Our brief defending New York State’s Zero-Emissions Credit Program argues that the state’s use of the Social Cost of Carbon as the basis for its pricing is just and reasonable.
-
Valuing Pollution Reductions – New Report and Working Group
Distributed energy resources, such as rooftop solar installations and energy storage systems, can help avoid greenhouse gases and local air pollution produced by fossil-fuel-fired energy sources. Our new report shows how state electric utility regulators can calculate the types and amount of pollution these technologies help avoid, and then monetize these benefits for use in policy. We have presented this methodology in New York State’s proceeding on the Value of Distributed Energy Resources. Our Energy Policy Director, Burcin Unel, is leading a group of stakeholders working to quantify and monetize environmental externalities, which New York could use in its new compensation system for distributed energy resources.
-
How the Trump Administration Is Obscuring the Costs of Climate Change
When federal and state policymakers account for the impacts of climate change, they regularly use the Social Cost of Carbon (SCC) to monetize the impacts of climate change. Our new issue brief charts how the Trump administration is manipulating federal estimates of the costs of climate change from $51 per ton of carbon dioxide to as little as $1 per ton, and using this problematic calculation to justify deregulatory actions. We also explain why federal agencies and state governments should continue using the most recent estimate by the Interagency Working Group that developed the SCC.
-
Helping California Improve Energy Decisionmaking
California has long set national trends on clean energy policy, and our input helped inform the state’s new approach for evaluating distributed energy resources (DERs), such as rooftop solar installations.
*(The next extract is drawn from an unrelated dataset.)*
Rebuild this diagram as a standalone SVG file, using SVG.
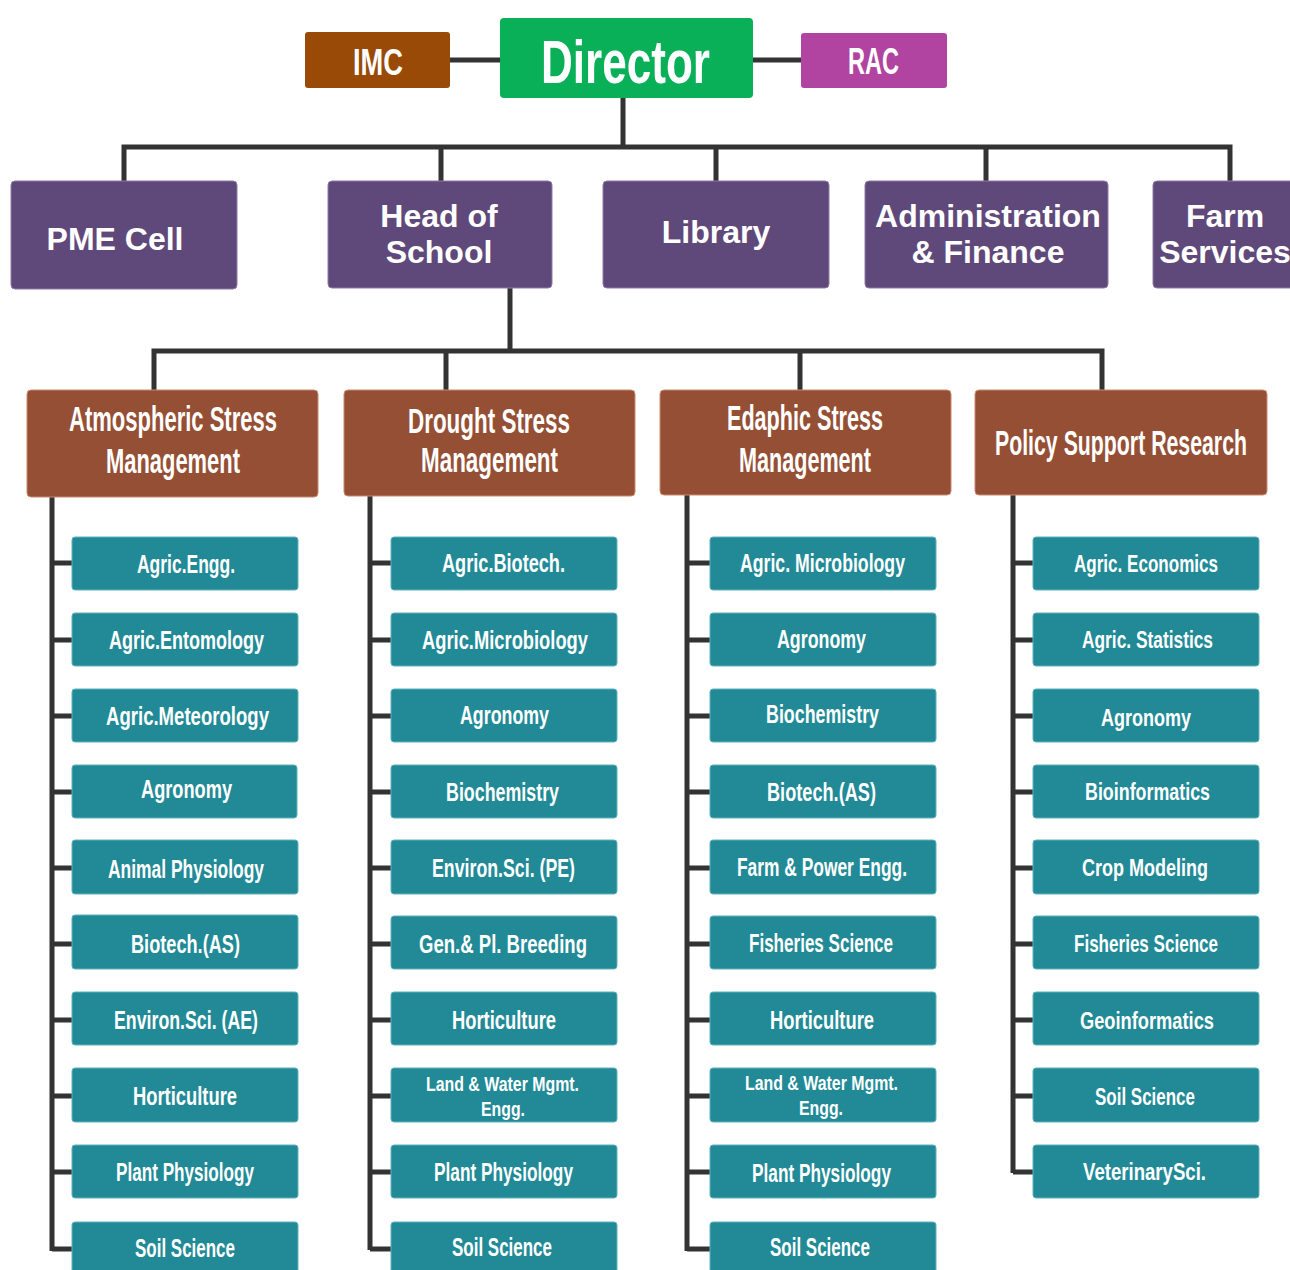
<svg xmlns="http://www.w3.org/2000/svg" width="1290" height="1270" viewBox="0 0 1290 1270">
<style>
text{font-family:"Liberation Sans",Arial,sans-serif;font-weight:bold;fill:#fff;text-anchor:middle}
.leaf rect{fill:#218A96;stroke:#5fb3bc;stroke-width:1}
.leaf text{font-size:26px}
.c4 text{font-size:24px}
.leaf text.sm{font-size:21px}
.dept rect{fill:#954F34;stroke:#c98a70;stroke-width:1}
.dept text{font-size:35px}
.unit rect{fill:#5F497A;stroke:#8f7aa8;stroke-width:1}
.unit text{font-size:32px}
.c{stroke:#333;stroke-width:5;fill:none}
</style>
<g id="connectors" class="c">
<path d="M450 60H500M753 60H801"/>
<path d="M623 98V147M124 181V147H1230V181M441 147V181M716 147V181M986 147V181"/>
<path d="M510 288V351M154 390V351H1102V390M446 351V390M800 351V390"/>
<path d="M52 497V1251M52 563H72M52 640H72M52 716H72M52 792H72M52 868H72M52 944H72M52 1020H72M52 1096H72M52 1172H72M52 1249H72"/>
<path d="M370 496V1250M370 563H391M370 640H391M370 716H391M370 792H391M370 868H391M370 944H391M370 1020H391M370 1096H391M370 1172H391M370 1249H391"/>
<path d="M687 495V1251M687 563H710M687 640H710M687 716H710M687 792H710M687 868H710M687 944H710M687 1020H710M687 1096H710M687 1172H710M687 1249H710"/>
<path d="M1013 495V1173M1013 563H1033M1013 640H1033M1013 716H1033M1013 792H1033M1013 868H1033M1013 944H1033M1013 1020H1033M1013 1096H1033M1013 1172H1033"/>
</g>
<g id="imc"><rect x="305" y="32" width="145" height="56" rx="3" fill="#994A07"/><text x="378" y="75" font-size="36" textLength="50" lengthAdjust="spacingAndGlyphs">IMC</text></g>
<g id="director"><rect x="500" y="18" width="253" height="80" rx="4" fill="#09B057"/><text x="625.5" y="83" font-size="61" textLength="169" lengthAdjust="spacingAndGlyphs">Director</text></g>
<g id="rac"><rect x="801" y="33" width="146" height="55" rx="3" fill="#B044A0"/><text x="873.5" y="74" font-size="36" textLength="51" lengthAdjust="spacingAndGlyphs">RAC</text></g>

<g id="pme" class="unit"><rect x="11" y="181" width="226" height="108" rx="4"/><text x="115" y="250">PME Cell</text></g>
<g id="head" class="unit"><rect x="328" y="181" width="224" height="107" rx="4"/><text x="439" y="227">Head of</text><text x="439" y="263">School</text></g>
<g id="library" class="unit"><rect x="603" y="181" width="226" height="107" rx="4"/><text x="716" y="243">Library</text></g>
<g id="admin" class="unit"><rect x="865" y="181" width="243" height="107" rx="4"/><text x="988" y="227">Administration</text><text x="988" y="263">&amp; Finance</text></g>
<g id="farm" class="unit"><rect x="1153" y="181" width="150" height="107" rx="4"/><text x="1225" y="227">Farm</text><text x="1225" y="263">Services</text></g>

<g id="atmo" class="dept"><rect x="27" y="390" width="291" height="107" rx="4"/><text x="173" y="431" textLength="208" lengthAdjust="spacingAndGlyphs">Atmospheric Stress</text><text x="173" y="473" textLength="134" lengthAdjust="spacingAndGlyphs">Management</text></g>
<g id="drought" class="dept"><rect x="344" y="390" width="291" height="106" rx="4"/><text x="489" y="433" textLength="162" lengthAdjust="spacingAndGlyphs">Drought Stress</text><text x="489.5" y="472" textLength="137" lengthAdjust="spacingAndGlyphs">Management</text></g>
<g id="edaphic" class="dept"><rect x="660" y="390" width="291" height="105" rx="4"/><text x="805" y="430" textLength="156" lengthAdjust="spacingAndGlyphs">Edaphic Stress</text><text x="805" y="472" textLength="132" lengthAdjust="spacingAndGlyphs">Management</text></g>
<g id="policy" class="dept"><rect x="975" y="390" width="292" height="105" rx="4"/><text x="1121" y="455" font-size="30" textLength="252" lengthAdjust="spacingAndGlyphs">Policy Support Research</text></g>

<g id="c1">
<g id="a1" class="leaf"><rect x="72" y="537" width="226" height="53" rx="3"/><text x="186" y="573" textLength="98" lengthAdjust="spacingAndGlyphs">Agric.Engg.</text></g>
<g id="a2" class="leaf"><rect x="72" y="613" width="226" height="53" rx="3"/><text x="186.5" y="649" textLength="155" lengthAdjust="spacingAndGlyphs">Agric.Entomology</text></g>
<g id="a3" class="leaf"><rect x="72" y="689" width="226" height="53" rx="3"/><text x="187.5" y="725" textLength="163" lengthAdjust="spacingAndGlyphs">Agric.Meteorology</text></g>
<g id="a4" class="leaf"><rect x="72" y="765" width="225" height="53" rx="3"/><text x="186.5" y="798" textLength="91" lengthAdjust="spacingAndGlyphs">Agronomy</text></g>
<g id="a5" class="leaf"><rect x="72" y="840" width="226" height="54" rx="3"/><text x="186" y="878" textLength="156" lengthAdjust="spacingAndGlyphs">Animal Physiology</text></g>
<g id="a6" class="leaf"><rect x="72" y="915" width="226" height="54" rx="3"/><text x="185.5" y="953" textLength="109" lengthAdjust="spacingAndGlyphs">Biotech.(AS)</text></g>
<g id="a7" class="leaf"><rect x="72" y="992" width="226" height="53" rx="3"/><text x="186" y="1029" textLength="144" lengthAdjust="spacingAndGlyphs">Environ.Sci. (AE)</text></g>
<g id="a8" class="leaf"><rect x="72" y="1068" width="226" height="54" rx="3"/><text x="185" y="1105" textLength="104" lengthAdjust="spacingAndGlyphs">Horticulture</text></g>
<g id="a9" class="leaf"><rect x="72" y="1145" width="226" height="53" rx="3"/><text x="185" y="1181" font-size="28" textLength="138" lengthAdjust="spacingAndGlyphs">Plant Physiology</text></g>
<g id="a10" class="leaf"><rect x="72" y="1222" width="226" height="53" rx="3"/><text x="185" y="1257" textLength="100" lengthAdjust="spacingAndGlyphs">Soil Science</text></g>
</g>
<g id="c2">
<g id="b1" class="leaf"><rect x="391" y="537" width="226" height="53" rx="3"/><text x="503.5" y="572" font-size="28" textLength="123" lengthAdjust="spacingAndGlyphs">Agric.Biotech.</text></g>
<g id="b2" class="leaf"><rect x="391" y="613" width="226" height="53" rx="3"/><text x="505" y="649" font-size="27" textLength="166" lengthAdjust="spacingAndGlyphs">Agric.Microbiology</text></g>
<g id="b3" class="leaf"><rect x="391" y="689" width="226" height="53" rx="3"/><text x="504.5" y="724" textLength="89" lengthAdjust="spacingAndGlyphs">Agronomy</text></g>
<g id="b4" class="leaf"><rect x="391" y="765" width="226" height="53" rx="3"/><text x="502.5" y="801" font-size="28" textLength="113" lengthAdjust="spacingAndGlyphs">Biochemistry</text></g>
<g id="b5" class="leaf"><rect x="391" y="840" width="226" height="54" rx="3"/><text x="503.5" y="877" textLength="143" lengthAdjust="spacingAndGlyphs">Environ.Sci. (PE)</text></g>
<g id="b6" class="leaf"><rect x="391" y="916" width="226" height="53" rx="3"/><text x="503" y="953" textLength="168" lengthAdjust="spacingAndGlyphs">Gen.&amp; Pl. Breeding</text></g>
<g id="b7" class="leaf"><rect x="391" y="992" width="226" height="53" rx="3"/><text x="504" y="1029" textLength="104" lengthAdjust="spacingAndGlyphs">Horticulture</text></g>
<g id="b8" class="leaf"><rect x="391" y="1068" width="226" height="54" rx="3"/><text class="sm" x="502.5" y="1091" textLength="153" lengthAdjust="spacingAndGlyphs">Land &amp; Water Mgmt.</text><text class="sm" x="503" y="1116" textLength="44" lengthAdjust="spacingAndGlyphs">Engg.</text></g>
<g id="b9" class="leaf"><rect x="391" y="1145" width="226" height="53" rx="3"/><text x="503.5" y="1181" textLength="139" lengthAdjust="spacingAndGlyphs">Plant Physiology</text></g>
<g id="b10" class="leaf"><rect x="391" y="1222" width="226" height="53" rx="3"/><text x="502" y="1256" textLength="100" lengthAdjust="spacingAndGlyphs">Soil Science</text></g>
</g>
<g id="c3">
<g id="d1" class="leaf"><rect x="710" y="537" width="226" height="53" rx="3"/><text x="822.5" y="572" textLength="165" lengthAdjust="spacingAndGlyphs">Agric. Microbiology</text></g>
<g id="d2" class="leaf"><rect x="710" y="613" width="226" height="53" rx="3"/><text x="821.5" y="648" textLength="89" lengthAdjust="spacingAndGlyphs">Agronomy</text></g>
<g id="d3" class="leaf"><rect x="710" y="689" width="226" height="53" rx="3"/><text x="822.5" y="723" font-size="28" textLength="113" lengthAdjust="spacingAndGlyphs">Biochemistry</text></g>
<g id="d4" class="leaf"><rect x="710" y="765" width="226" height="53" rx="3"/><text x="821.5" y="801" textLength="109" lengthAdjust="spacingAndGlyphs">Biotech.(AS)</text></g>
<g id="d5" class="leaf"><rect x="710" y="840" width="226" height="54" rx="3"/><text x="822" y="876" textLength="170" lengthAdjust="spacingAndGlyphs">Farm &amp; Power Engg.</text></g>
<g id="d6" class="leaf"><rect x="710" y="916" width="226" height="53" rx="3"/><text x="821" y="952" textLength="144" lengthAdjust="spacingAndGlyphs">Fisheries Science</text></g>
<g id="d7" class="leaf"><rect x="710" y="992" width="226" height="53" rx="3"/><text x="822" y="1029" textLength="104" lengthAdjust="spacingAndGlyphs">Horticulture</text></g>
<g id="d8" class="leaf"><rect x="710" y="1068" width="226" height="54" rx="3"/><text class="sm" x="821.5" y="1090" textLength="153" lengthAdjust="spacingAndGlyphs">Land &amp; Water Mgmt.</text><text class="sm" x="821" y="1115" textLength="44" lengthAdjust="spacingAndGlyphs">Engg.</text></g>
<g id="d9" class="leaf"><rect x="710" y="1145" width="226" height="53" rx="3"/><text x="821.5" y="1182" textLength="139" lengthAdjust="spacingAndGlyphs">Plant Physiology</text></g>
<g id="d10" class="leaf"><rect x="710" y="1222" width="226" height="53" rx="3"/><text x="820" y="1256" textLength="100" lengthAdjust="spacingAndGlyphs">Soil Science</text></g>
</g>
<g id="c4" class="c4">
<g id="e1" class="leaf"><rect x="1033" y="537" width="226" height="53" rx="3"/><text x="1146" y="572" textLength="144" lengthAdjust="spacingAndGlyphs">Agric. Economics</text></g>
<g id="e2" class="leaf"><rect x="1033" y="613" width="226" height="53" rx="3"/><text x="1147.5" y="648" textLength="131" lengthAdjust="spacingAndGlyphs">Agric. Statistics</text></g>
<g id="e3" class="leaf"><rect x="1033" y="689" width="226" height="53" rx="3"/><text x="1146" y="726" textLength="90" lengthAdjust="spacingAndGlyphs">Agronomy</text></g>
<g id="e4" class="leaf"><rect x="1033" y="765" width="226" height="53" rx="3"/><text x="1147.5" y="800" textLength="125" lengthAdjust="spacingAndGlyphs">Bioinformatics</text></g>
<g id="e5" class="leaf"><rect x="1033" y="840" width="226" height="54" rx="3"/><text x="1145" y="876" textLength="126" lengthAdjust="spacingAndGlyphs">Crop Modeling</text></g>
<g id="e6" class="leaf"><rect x="1033" y="916" width="226" height="53" rx="3"/><text x="1146" y="952" textLength="144" lengthAdjust="spacingAndGlyphs">Fisheries Science</text></g>
<g id="e7" class="leaf"><rect x="1033" y="992" width="226" height="53" rx="3"/><text x="1147" y="1029" textLength="134" lengthAdjust="spacingAndGlyphs">Geoinformatics</text></g>
<g id="e8" class="leaf"><rect x="1033" y="1068" width="226" height="54" rx="3"/><text x="1145" y="1105" textLength="100" lengthAdjust="spacingAndGlyphs">Soil Science</text></g>
<g id="e9" class="leaf"><rect x="1033" y="1145" width="226" height="53" rx="3"/><text x="1144.5" y="1180" textLength="123" lengthAdjust="spacingAndGlyphs">VeterinarySci.</text></g>
</g>
</svg>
Our comments were heavily cited in a recent administrative law judge ruling that, if approved by the California Public Utilities Commission, would require utilities to quantify the environmental benefits of DERs as part of a societal cost test. Having been “persuaded by the arguments of the Institute for Policy Integrity,” the ruling would make utilities calculate the climate benefits of DERs by using the Interagency Working Group’s Social Cost of Carbon estimate, while also quantifying the air quality impacts of DERs.
-
Public Comments on Energy, Climate, and Health Care
In recent public comments to a number of federal and state agencies, we address policy proposals on oil and gas development, energy efficiency standards, climate policy, and access to healthcare.
Comments on Interior’s Offshore Oil and Gas Leasing 2019-2024 Draft Proposed Program
Comments on Use of the Social Cost of Greenhouse Gases in Environmental Impact Statements
Comments on Department of Energy’s Energy Conservation Standards Program
-
New Articles on Monuments, Fossil Fuel Leasing, Energy Storage, and Public Comment Process
In the wake of the Trump administration’s move to shrink multiple national monuments, our Policy Director, Jayni Hein, has published an article arguing that the presidential powers to designate national monuments and withdraw areas from offshore oil and gas leasing operate in one direction only: towards preservation. Hein reviews relevant statutes, constitutional provisions, legislative history, and the public trust doctrine to argue that Congress, alone, has the authority to reverse or diminish these designations.
In another article, Hein outlines how federal agencies can maximize social welfare in federal energy leasing by adjusting the fiscal terms of coal, oil, and natural gas leases. She argues that agencies can and should account for all of the costs and benefits of leasing—including environmental and social costs—and adjust the fiscal terms of fossil fuel leases, such as royalty rates, to recoup unmitigated externality costs.
Richard Revesz and Burcin Unel also recently published an article questioning the assumption that increasing the use of energy storage will automatically reduce greenhouse gas emissions. They explore situations in which energy storage systems can lead to increased emissions, and they offer reforms to correct for these poor incentives while ensuring energy storage systems can provide the maximum benefit possible to the grid.
Michael Livermore co-authored an article on how natural language processing technology could improve regulatory decisionmaking by helping federal agencies better process the input in public comments.
-
In the News: Scott Pruitt and Climate Skepticism
In the New Yorker’s recent profile of Scott Pruitt, Jayni Hein and Bethany Davis Noll discuss how the Environmental Protection Agency under Pruitt is skirting the law to delay environmental protections.
In an op-ed for the Hill, Richard Revesz commended the decision to cancel Pruitt’s “red team-blue team” debate on climate change science. Revesz states that this type of debate “would have undermined, rather than increased, public understanding of a critical issue.”